OpenAI is seeking a Software Engineer specializing in Networking to join their Platform Networking team. This role is crucial in developing the communication infrastructure that powers OpenAI's largest AI training operations. The position involves working with cutting-edge technology in a hybrid work environment based in San Francisco.
The Platform Networking team is responsible for the collective communication stack used in OpenAI's largest training jobs. Using C++ and CUDA, the team develops novel collective communication techniques that enable efficient training of flagship models on custom-built supercomputers. This work directly impacts AI research progress at OpenAI and the field as a whole.

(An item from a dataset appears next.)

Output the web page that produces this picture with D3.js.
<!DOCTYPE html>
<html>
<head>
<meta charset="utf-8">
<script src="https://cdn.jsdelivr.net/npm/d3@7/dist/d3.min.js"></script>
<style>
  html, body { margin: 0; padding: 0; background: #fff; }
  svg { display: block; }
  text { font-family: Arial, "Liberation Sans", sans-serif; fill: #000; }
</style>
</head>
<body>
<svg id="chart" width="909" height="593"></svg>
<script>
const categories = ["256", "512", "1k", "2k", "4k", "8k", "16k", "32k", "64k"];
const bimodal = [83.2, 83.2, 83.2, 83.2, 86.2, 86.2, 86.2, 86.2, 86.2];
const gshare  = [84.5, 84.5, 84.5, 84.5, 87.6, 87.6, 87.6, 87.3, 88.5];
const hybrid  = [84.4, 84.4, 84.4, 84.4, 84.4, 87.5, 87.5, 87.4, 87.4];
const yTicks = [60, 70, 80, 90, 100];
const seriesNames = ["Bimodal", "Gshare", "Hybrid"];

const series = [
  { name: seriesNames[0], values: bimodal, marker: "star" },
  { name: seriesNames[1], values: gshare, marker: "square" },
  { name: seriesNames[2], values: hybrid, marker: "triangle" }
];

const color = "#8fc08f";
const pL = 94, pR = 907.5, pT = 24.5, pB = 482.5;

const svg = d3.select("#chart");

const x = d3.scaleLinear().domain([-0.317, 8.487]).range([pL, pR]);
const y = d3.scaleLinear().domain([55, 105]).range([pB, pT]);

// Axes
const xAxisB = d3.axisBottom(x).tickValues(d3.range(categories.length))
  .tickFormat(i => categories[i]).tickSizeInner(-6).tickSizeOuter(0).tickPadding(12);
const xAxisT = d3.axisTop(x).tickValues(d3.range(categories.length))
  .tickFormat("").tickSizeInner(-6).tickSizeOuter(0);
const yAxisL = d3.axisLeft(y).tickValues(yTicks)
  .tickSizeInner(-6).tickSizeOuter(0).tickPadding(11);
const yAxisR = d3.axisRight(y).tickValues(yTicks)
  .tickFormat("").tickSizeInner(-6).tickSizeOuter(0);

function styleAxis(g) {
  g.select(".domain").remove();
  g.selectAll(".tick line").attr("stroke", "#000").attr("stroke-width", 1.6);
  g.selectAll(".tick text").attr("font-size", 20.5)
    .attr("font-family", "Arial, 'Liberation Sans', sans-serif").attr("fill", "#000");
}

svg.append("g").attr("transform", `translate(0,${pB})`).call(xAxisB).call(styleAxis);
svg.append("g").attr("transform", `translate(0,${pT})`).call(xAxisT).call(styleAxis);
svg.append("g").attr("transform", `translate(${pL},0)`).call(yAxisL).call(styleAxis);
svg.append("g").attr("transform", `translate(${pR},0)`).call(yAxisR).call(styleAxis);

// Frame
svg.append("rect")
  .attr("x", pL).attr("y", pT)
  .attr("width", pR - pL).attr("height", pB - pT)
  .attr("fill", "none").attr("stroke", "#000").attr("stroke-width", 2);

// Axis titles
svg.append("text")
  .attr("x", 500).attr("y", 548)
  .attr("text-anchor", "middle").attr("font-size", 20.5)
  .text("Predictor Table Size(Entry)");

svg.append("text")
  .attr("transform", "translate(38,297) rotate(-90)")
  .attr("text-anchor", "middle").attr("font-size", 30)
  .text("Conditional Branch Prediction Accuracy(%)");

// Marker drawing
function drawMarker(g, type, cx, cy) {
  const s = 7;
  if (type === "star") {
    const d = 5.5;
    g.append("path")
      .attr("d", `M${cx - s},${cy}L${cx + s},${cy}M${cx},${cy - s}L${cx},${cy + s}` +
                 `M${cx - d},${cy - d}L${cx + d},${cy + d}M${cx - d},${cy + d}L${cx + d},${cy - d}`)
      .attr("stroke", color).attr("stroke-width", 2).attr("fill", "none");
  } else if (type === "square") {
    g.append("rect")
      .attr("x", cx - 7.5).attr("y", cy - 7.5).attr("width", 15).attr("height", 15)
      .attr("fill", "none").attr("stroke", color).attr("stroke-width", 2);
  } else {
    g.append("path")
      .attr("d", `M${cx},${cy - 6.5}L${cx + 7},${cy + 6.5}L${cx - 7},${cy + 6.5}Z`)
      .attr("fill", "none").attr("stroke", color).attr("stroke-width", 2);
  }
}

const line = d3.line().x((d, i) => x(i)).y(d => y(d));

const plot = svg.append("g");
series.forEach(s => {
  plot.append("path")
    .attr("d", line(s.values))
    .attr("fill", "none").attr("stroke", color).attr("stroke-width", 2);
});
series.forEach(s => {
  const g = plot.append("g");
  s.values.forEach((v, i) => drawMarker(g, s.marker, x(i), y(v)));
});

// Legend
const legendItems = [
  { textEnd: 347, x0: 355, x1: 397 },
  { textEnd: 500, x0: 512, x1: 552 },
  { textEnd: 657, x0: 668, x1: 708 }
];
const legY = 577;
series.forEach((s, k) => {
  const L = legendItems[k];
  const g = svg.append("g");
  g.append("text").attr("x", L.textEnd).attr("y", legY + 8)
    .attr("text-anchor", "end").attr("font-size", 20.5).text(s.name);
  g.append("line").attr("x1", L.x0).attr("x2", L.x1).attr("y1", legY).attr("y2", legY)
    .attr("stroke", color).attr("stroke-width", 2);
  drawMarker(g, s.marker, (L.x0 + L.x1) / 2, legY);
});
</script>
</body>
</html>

As a Software Engineer in Networking, you'll be designing and implementing custom networking collectives tightly integrated into the training stack. The role requires expertise in low-level performance-critical software development, with collective communication experience being a valuable addition. You'll work closely with ML researchers, optimize network transports for large-scale training jobs, and contribute to future supercomputer network designs.
The position offers competitive compensation ranging from $380K to $555K and includes benefits such as relocation assistance. OpenAI provides a hybrid work model requiring 3 days in the office per week. The company is committed to diversity, equality, and ensuring AI benefits all of humanity.
This role is perfect for someone who thrives on technical challenges, has experience with RDMA distributed algorithms, and is comfortable with low-level performance-sensitive code. You'll be at the forefront of AI infrastructure development, working on systems that enable the training of some of the most advanced AI models in the world.